Exchange Policy Optimization Algorithm for Semi-Infinite Safe Reinforcement Learning
Jiaming Zhang, Yujie Yang, Haoning Wang, Liping Zhang, Shengbo Eben Li
TL;DR
This work addresses safe reinforcement learning under infinite, uniform safety constraints across a compact index space $Y$. It introduces Exchange Policy Optimization (EPO), a framework that iteratively solves finite-subproblem RL tasks while adaptively managing the active constraint set through an $\eta$-infeasibility expansion and zero-multiplier deletion, ensuring safety and tractable computation. The authors establish finite termination and a bound on global constraint violation, with a convergence guarantee to near-optimal performance as $\eta \to 0$; they also demonstrate practical gains on ship route planning and agricultural spraying tasks, where EPO yields safer policies than the prior SI-CPO baseline. Overall, EPO offers a general, scalable approach for SI-safe RL that integrates RL subroutines with semi-infinite programming techniques to handle continuous safety constraints in real-world domains.
Abstract
Safe reinforcement learning (safe RL) aims to respect safety requirements while optimizing long-term performance. In many practical applications, however, the problem involves an infinite number of constraints, known as semi-infinite safe RL (SI-safe RL). Such constraints typically appear when safety conditions must be enforced across an entire continuous parameter space, such as ensuring adequate resource distribution at every spatial location. In this paper, we propose exchange policy optimization (EPO), an algorithmic framework that achieves optimal policy performance and deterministic bounded safety.

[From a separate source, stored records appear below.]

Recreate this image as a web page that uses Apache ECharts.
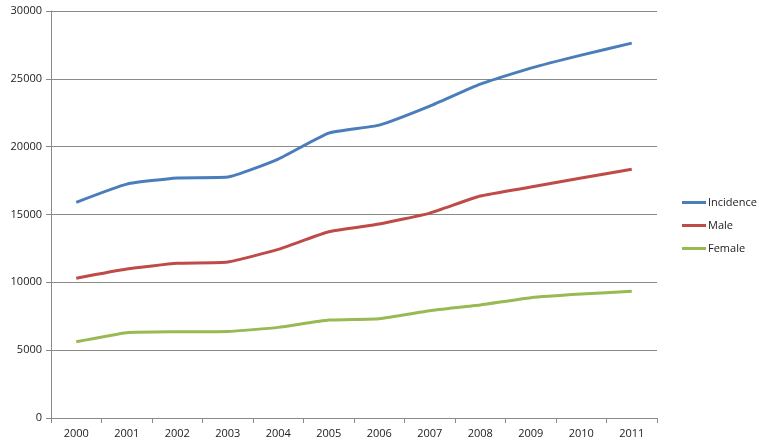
<!DOCTYPE html>
<html>
<head>
<meta charset="utf-8">
<script src="https://cdn.jsdelivr.net/npm/echarts@6/dist/echarts.min.js"></script>
<style>
  html, body { margin: 0; padding: 0; background: #fff; }
  #chart { width: 759px; height: 443px; }
</style>
</head>
<body>
<div id="chart"></div>
<script>
const years = ['2000', '2001', '2002', '2003', '2004', '2005', '2006', '2007', '2008', '2009', '2010', '2011'];
const incidence = [15900, 17240, 17690, 17760, 19090, 21000, 21590, 22990, 24610, 25790, 26750, 27630];
const male = [10300, 10980, 11400, 11500, 12430, 13730, 14300, 15100, 16360, 17020, 17690, 18330];
const female = [5620, 6290, 6360, 6380, 6680, 7220, 7320, 7910, 8330, 8870, 9140, 9340];

const chart = echarts.init(document.getElementById('chart'));

const font = 'Open Sans';
const lineSeries = (name, data, color) => ({
    name: name,
    type: 'line',
    data: data,
    smooth: 0.15,
    showSymbol: false,
    symbol: 'none',
    lineStyle: { color: color, width: 3 },
    itemStyle: { color: color }
});

chart.setOption({
    animation: false,
    grid: { left: 51, right: 102, top: 11, bottom: 25 },
    legend: {
        orient: 'vertical',
        left: 677,
        top: 192,
        icon: 'rect',
        itemWidth: 24,
        itemHeight: 3,
        itemGap: 12,
        textStyle: { fontFamily: font, fontSize: 11, color: '#222', padding: [0, 0, 0, -3] },
        data: ['Incidence', 'Male', 'Female']
    },
    xAxis: {
        type: 'category',
        data: years,
        boundaryGap: true,
        axisLine: { lineStyle: { color: '#8a8a8a', width: 1 } },
        axisTick: { show: true, length: 5, lineStyle: { color: '#8a8a8a' } },
        axisLabel: { fontFamily: font, fontSize: 11, color: '#222', margin: 10 }
    },
    yAxis: {
        type: 'value',
        min: 0,
        max: 30000,
        interval: 5000,
        axisLine: { show: true, lineStyle: { color: '#8a8a8a', width: 1 } },
        axisTick: { show: true, length: 5, lineStyle: { color: '#8a8a8a' } },
        axisLabel: { fontFamily: font, fontSize: 11, color: '#222', margin: 9, formatter: v => String(v) },
        splitLine: { lineStyle: { color: '#8a8a8a', width: 1 } }
    },
    series: [
        lineSeries('Incidence', incidence, '#4A7EBB'),
        lineSeries('Male', male, '#BE4B48'),
        lineSeries('Female', female, '#98B954')
    ]
});
</script>
</body>
</html>
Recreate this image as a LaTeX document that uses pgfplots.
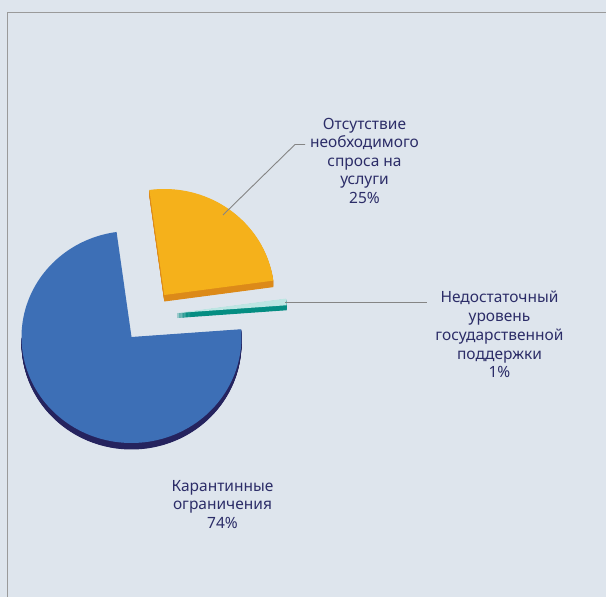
\documentclass[border=0pt]{standalone}
\usepackage{fontspec}
\setmainfont{Noto Sans}
\usepackage{pgfplots}
\pgfplotsset{compat=1.18}
\definecolor{bg}{HTML}{DEE5ED}
\definecolor{frame}{HTML}{9A9A9A}
\definecolor{txt}{HTML}{2C2D68}
\definecolor{lead}{HTML}{858585}
\definecolor{pblue}{HTML}{3D6FB6}
\definecolor{pbluerim}{HTML}{25235E}
\definecolor{pyel}{HTML}{F5B11B}
\definecolor{pyelrim}{HTML}{DC8A19}
\definecolor{pgrn}{HTML}{BDE6E3}
\definecolor{pgrnrim}{HTML}{048D82}
% pie values (percent)
\def\vA{74}% Карантинные ограничения
\def\vB{1}%  Недостаточный уровень государственной поддержки
\def\vC{25}% Отсутствие необходимого спроса на услуги
\def\startang{4.2}
\pgfmathsetmacro{\aA}{\startang-3.6*\vA}
\pgfmathsetmacro{\aB}{\startang+3.6*\vB}
\pgfmathsetmacro{\aC}{\aB+3.6*\vC}
\def\rx{110}
\def\ry{106}
% #1 start, #2 end, #3 cx, #4 cy, #5 colour
\newcommand{\sector}[5]{%
  \addplot[fill=#5, draw=none, domain=#1:#2, samples=120]
    ({#3+\rx*cos(x)},{#4-\ry*sin(x)}) -- (axis cs:#3,#4) -- cycle;}
\newcommand{\fontlab}{\fontsize{15.5}{18.6}\selectfont\color{txt}}
\begin{document}
\begin{tikzpicture}
\begin{axis}[
  width=606pt, height=597pt, scale only axis,
  xmin=0, xmax=606, ymin=0, ymax=597, y dir=reverse,
  hide axis, clip=true]
% background and frame
\addplot[fill=bg, draw=none] coordinates {(0,0) (606,0) (606,597) (0,597)} -- cycle;
\addplot[draw=frame, line width=0.9pt] coordinates {(7.2,600) (7.2,12.6) (610,12.6)};
% --- blue slice (Карантинные ограничения)
\pgfplotsinvokeforeach{6.5,6,5.5,5,4.5,4,3.5,3,2.5,2,1.5,1,0.5}{%
  \sector{180}{\startang+360}{131.5}{337+#1}{pbluerim}}
\sector{\aC}{\startang+360}{131.5}{337}{pblue}
% --- yellow slice (Отсутствие необходимого спроса)
\pgfplotsinvokeforeach{6.5,6,5.5,5,4.5,4,3.5,3,2.5,2,1.5,1,0.5}{%
  \sector{\aB}{\aC}{164.3}{295+#1}{pyelrim}}
\sector{\aB}{\aC}{164.3}{295}{pyel}
% --- green slice (Недостаточный уровень)
\pgfplotsinvokeforeach{5,4.5,4,3.5,3,2.5,2,1.5,1,0.5}{%
  \sector{\startang}{\aB}{177}{313+#1}{pgrnrim}}
\sector{\startang}{\aB}{177}{313}{pgrn}
% leader lines
\addplot[draw=lead, line width=0.9pt] coordinates {(223,215) (295,144.5) (305,144.5)};
\addplot[draw=lead, line width=0.9pt] coordinates {(285,302.3) (427,302.3)};
% labels
\node[anchor=base, inner sep=0, font=\fontlab] at (axis cs:364.5,129.3) {Отсутствие};
\node[anchor=base, inner sep=0, font=\fontlab] at (axis cs:364.5,147.8) {необходимого};
\node[anchor=base, inner sep=0, font=\fontlab] at (axis cs:364.5,166.3) {спроса на};
\node[anchor=base, inner sep=0, font=\fontlab] at (axis cs:364.5,184.8) {услуги};
\node[anchor=base, inner sep=0, font=\fontlab] at (axis cs:364.5,203.3) {25\%};
\node[anchor=base, inner sep=0, font=\fontlab] at (axis cs:499.5,302.7) {Недостаточный};
\node[anchor=base, inner sep=0, font=\fontlab] at (axis cs:499.5,321.5) {уровень};
\node[anchor=base, inner sep=0, font=\fontlab] at (axis cs:499.5,340.3) {государственной};
\node[anchor=base, inner sep=0, font=\fontlab] at (axis cs:499.5,359.0) {поддержки};
\node[anchor=base, inner sep=0, font=\fontlab] at (axis cs:499.5,377.7) {1\%};
\node[anchor=base, inner sep=0, font=\fontlab] at (axis cs:222.5,491.0) {Карантинные};
\node[anchor=base, inner sep=0, font=\fontlab] at (axis cs:222.5,509.6) {ограничения};
\node[anchor=base, inner sep=0, font=\fontlab] at (axis cs:222.5,528.3) {74\%};
\end{axis}
\end{tikzpicture}
\end{document}
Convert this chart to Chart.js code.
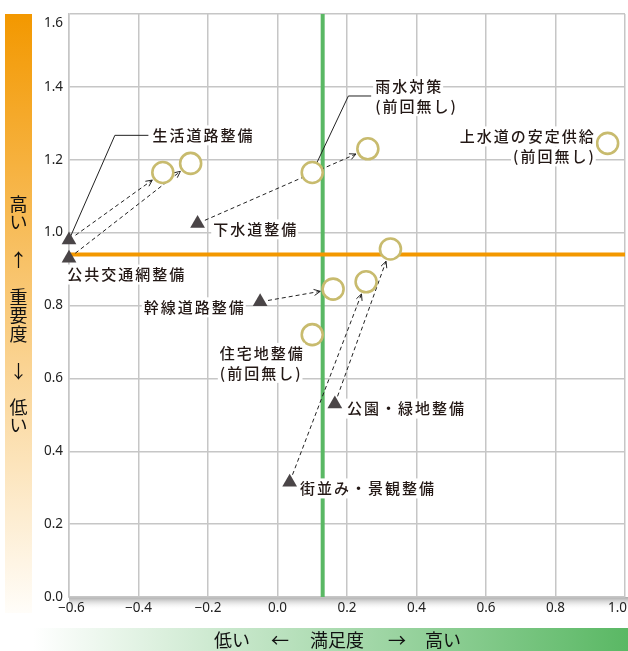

EPO works by iteratively solving safe RL subproblems with finite constraint sets and adaptively adjusting the active set through constraint expansion and deletion. At each iteration, constraints with violations exceeding the predefined tolerance are added to refine the policy, while those with zero Lagrange multipliers are removed after the policy update. This exchange rule prevents uncontrolled growth of the working set and supports effective policy training. Our theoretical analysis demonstrates that, under mild assumptions, strategies trained via EPO achieve performance comparable to optimal solutions with global constraint violations strictly remaining within a prescribed bound.